= FITALY =

Keyboard layout for stylus or touch input

FITALY is a keyboard layout specifically optimized for stylus or touch-based input. The design places the most common letters closest to the centre to minimize distance travelled while entering a word. The name, FITALY, is derived from the letters occupying the second row in the layout (as QWERTY comes from the first row of standard keyboards).

In the first of several keyboards in the system, lowercase letters are arranged in the following pattern:

| z | v | c | h | w | k |
| f | i | t | a | l | y |
|  |  | n | e |  |  |
| g | d | o | r | s | b |
| q | j | u | m | p | x |

There are uppercase, numeric, and symbol keyboards as well, and various strokes (rather than taps) are used for both shifting case and selecting symbols. For details, see the manufacturer's site (below).

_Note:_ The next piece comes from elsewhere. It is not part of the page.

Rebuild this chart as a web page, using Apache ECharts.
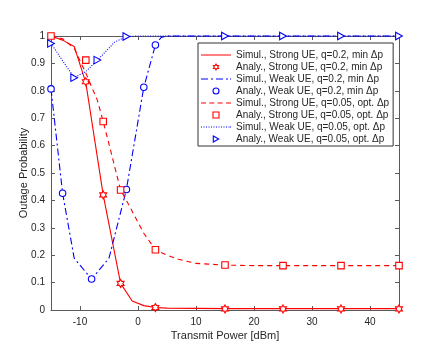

Fitaly was invented and patented by Jean Ichbiah and is commercialised by the company he founded, Textware Solutions.

The aim of the design is to optimise text entry by organising keys to minimise key-to-key finger movement, allowing faster input through one-finger entry (compared to ten digits required to type efficiently on QWERTY layout). As compared to the three-row QWERTY keyboard, FITALY has five rows with at most six letters in a row (as opposed to the ten on QWERTY).

Keys are arranged based on individual frequencies of letters in the English language, and the probability of transitions. The ten letters at the very centre (i, t, a, l, n, e, d, o, r, s) account for 73% of keystrokes in English; adding the four letters at top and bottom of the middle columns (c, h, u, m) brings this number to 84%. The user nearly always finds the next likely letter on a key very close to the one previously tapped.

Currently supported platforms are Pocket PC / Windows Mobile, and Windows Tablet PC. There was a version for the Palm. An Android version is under consideration, but Barry Shaffer had a DIY Android port. That port is impractical for inserting text anywhere but after the last character of a document.